Gray has got to work in his survival hunt by bringing in Steven Ball, Conor Mitchell, Brandon Doyle, Jamie McDonagh, Fra McCaffrey and Alex O’Brien in the January transfer window.

But Newry go into the game on the back of another low, as they deservingly crashed out of the Irish Cup to Championship side Newington.

Following that game, Gray looked ahead to tonight’s fixture against Ballymena, and he set out his challenge to his players: to go and win the game for the supporters.

“This is not about our first team; this is about Newry City as a club,” Gray told Newry City’s club media channel.

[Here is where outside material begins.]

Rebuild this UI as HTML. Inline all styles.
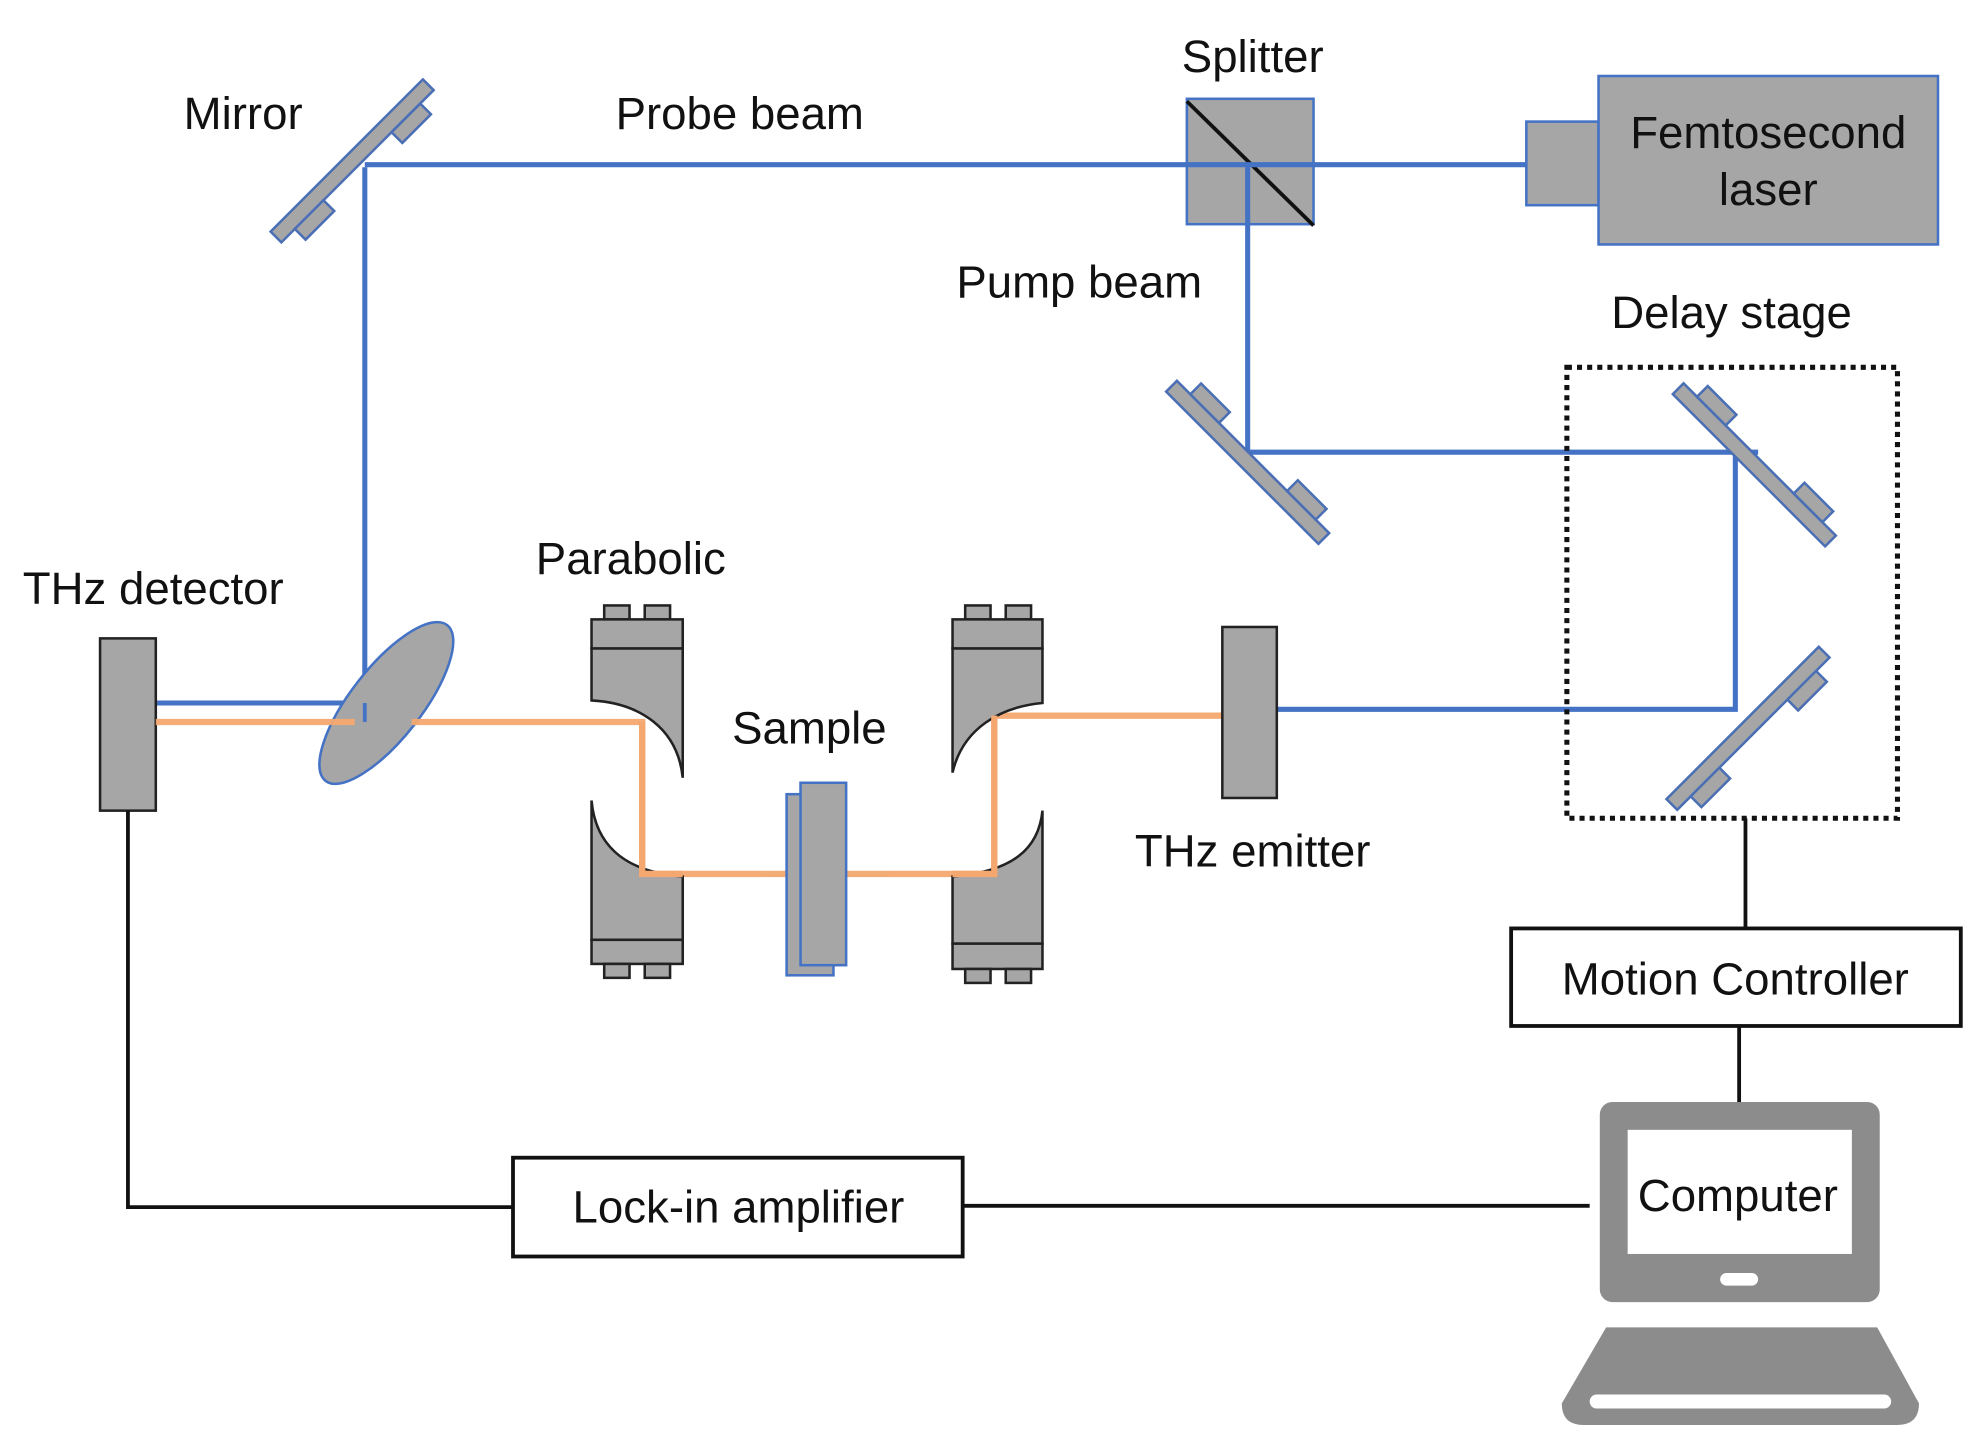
<!DOCTYPE html>
<html><head><meta charset="utf-8"><style>html,body{margin:0;padding:0;background:#fff;}svg{display:block}</style></head>
<body>
<svg width="1976" height="1447" viewBox="0 0 1560 1142.4" preserveAspectRatio="none" xmlns="http://www.w3.org/2000/svg" font-family="Liberation Sans, Arial, sans-serif" font-size="36" fill="#111">
<defs>
<g id="mir">
  <rect x="-85" y="-6" width="170" height="12" fill="#a6a6a6" stroke="#4a6fb5" stroke-width="2"/>
  <rect x="-70" y="6" width="32" height="12" fill="#a6a6a6" stroke="#4a6fb5" stroke-width="2"/>
  <rect x="38" y="6" width="32" height="12" fill="#a6a6a6" stroke="#4a6fb5" stroke-width="2"/>
</g>
</defs>
<!-- beams blue -->
<g stroke="#4472c4" stroke-width="4" fill="none">
  <path d="M288 130 H1205"/>
  <path d="M288 132 V555 H123"/>
  <path d="M985 130 V357 H1388"/>
  <path d="M1370 357 V560 H1008"/>
</g>
<!-- mirrors -->
<use href="#mir" transform="translate(278,127) rotate(-45)"/>
<use href="#mir" transform="translate(985,365) rotate(45) scale(1,-1)"/>
<use href="#mir" transform="translate(1385,367) rotate(45) scale(1,-1)"/>
<use href="#mir" transform="translate(1380,575) rotate(-45)"/>
<!-- splitter -->
<rect x="937" y="78" width="100" height="99" fill="#a6a6a6" stroke="#4472c4" stroke-width="2"/>
<line x1="937" y1="80" x2="1037" y2="178" stroke="#111" stroke-width="3"/>
<path d="M937 130 H1037" stroke="#4472c4" stroke-width="4"/>
<line x1="985" y1="130" x2="985" y2="177" stroke="#4472c4" stroke-width="4"/>
<!-- laser -->
<rect x="1205" y="96" width="57" height="66" fill="#a6a6a6" stroke="#4472c4" stroke-width="2"/>
<rect x="1262" y="60" width="268" height="133" fill="#a6a6a6" stroke="#4472c4" stroke-width="2"/>
<text x="1396" y="117" text-anchor="middle">Femtosecond</text>
<text x="1396" y="162" text-anchor="middle">laser</text>
<!-- delay box -->
<rect x="1237" y="290" width="261" height="356" fill="none" stroke="#111" stroke-width="4" stroke-dasharray="4,4"/>
<!-- detector & ellipse -->
<rect x="79" y="504" width="44" height="136" fill="#a6a6a6" stroke="#222" stroke-width="2"/>
<ellipse cx="305" cy="555" rx="28" ry="78" transform="rotate(38 305 555)" fill="#a6a6a6" stroke="#4472c4" stroke-width="2"/>
<!-- orange beams -->
<g stroke="#f4a870" stroke-width="5" fill="none" opacity="0.95">
  <path d="M123 570 H280"/>
  <path d="M325 570 H507 V690 H625"/>
  <path d="M662 690 H785 V565 H965"/>
</g>
<path d="M288 555 V570" stroke="#4472c4" stroke-width="3"/>
<!-- parabolic mirrors -->
<g fill="#a6a6a6" stroke="#222" stroke-width="2">
  <rect x="477" y="478" width="20" height="11"/><rect x="509" y="478" width="20" height="11"/>
  <rect x="467" y="489" width="72" height="23"/>
  <path d="M467 512 H539 V614 C535 575 505 555 467 553 Z"/>
  <path d="M467 632 C470 665 490 688 539 692 V742 H467 Z"/>
  <rect x="467" y="742" width="72" height="19"/>
  <rect x="477" y="761" width="20" height="11"/><rect x="509" y="761" width="20" height="11"/>
  <rect x="762" y="478" width="20" height="11"/><rect x="794" y="478" width="20" height="11"/>
  <rect x="752" y="489" width="71" height="23"/>
  <path d="M752 512 H823 V555 C790 558 760 575 752 610 Z"/>
  <path d="M823 640 C820 670 800 688 752 692 V745 H823 Z"/>
  <rect x="752" y="745" width="71" height="20"/>
  <rect x="762" y="765" width="20" height="11"/><rect x="794" y="765" width="20" height="11"/>
</g>
<path d="M507 570 V690 H539" stroke="#f4a870" stroke-width="5" fill="none"/>
<path d="M752 690 H785 V565" stroke="#f4a870" stroke-width="5" fill="none"/>
<!-- sample -->
<rect x="621" y="627" width="37" height="143" fill="#a6a6a6" stroke="#4472c4" stroke-width="2"/>
<rect x="632" y="618" width="36" height="144" fill="#a6a6a6" stroke="#4472c4" stroke-width="2"/>
<!-- emitter -->
<rect x="965" y="495" width="43" height="135" fill="#a6a6a6" stroke="#222" stroke-width="2"/>
<!-- labels -->
<text x="145" y="102">Mirror</text>
<text x="486" y="102">Probe beam</text>
<text x="933" y="57">Splitter</text>
<text x="755" y="235">Pump beam</text>
<text x="1272" y="259">Delay stage</text>
<text x="18" y="477">THz detector</text>
<text x="423" y="453">Parabolic</text>
<text x="578" y="587">Sample</text>
<text x="896" y="684">THz emitter</text>
<!-- controller / wires -->
<g stroke="#111" stroke-width="3" fill="none">
  <path d="M1378 646 V733"/>
  <path d="M1373 810 V870"/>
  <path d="M760 952 H1255"/>
  <path d="M101 640 V953 H405"/>
</g>
<rect x="1193" y="733" width="355" height="77" fill="#fff" stroke="#111" stroke-width="3"/>
<text x="1370" y="785" text-anchor="middle">Motion Controller</text>
<rect x="405" y="914" width="355" height="78" fill="#fff" stroke="#111" stroke-width="3"/>
<text x="583" y="965" text-anchor="middle">Lock-in amplifier</text>
<!-- computer -->
<rect x="1263" y="870" width="221" height="158" rx="10" fill="#8c8c8c"/>
<rect x="1285" y="892" width="177" height="98" fill="#fff"/>
<rect x="1358" y="1005" width="30" height="10" rx="5" fill="#fff"/>
<path d="M1268 1048 H1482 L1515 1108 Q1515 1125 1498 1125 H1250 Q1233 1125 1233 1108 Z" fill="#8c8c8c"/>
<rect x="1255" y="1101" width="238" height="11" rx="5.5" fill="#fff"/>
<text x="1372" y="956" text-anchor="middle">Computer</text>
</svg>
</body></html>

“It’s about everyone who sits in the stand, all the volunteers, all the people who will lift and lay for that first team. If you go out and ask anyone who sits in that stand to do a favour which will help the team, you can be damn sure that the answer will be ‘yes’ from every single person who you ask.

“We spoke to the players about that – we have the luxury of being able to deliver something for those people on Friday night. If we win, the joy won’t be for the players, it will be for everybody who has put in the hard hours and needs a lift and some form of hope that the season isn’t over.”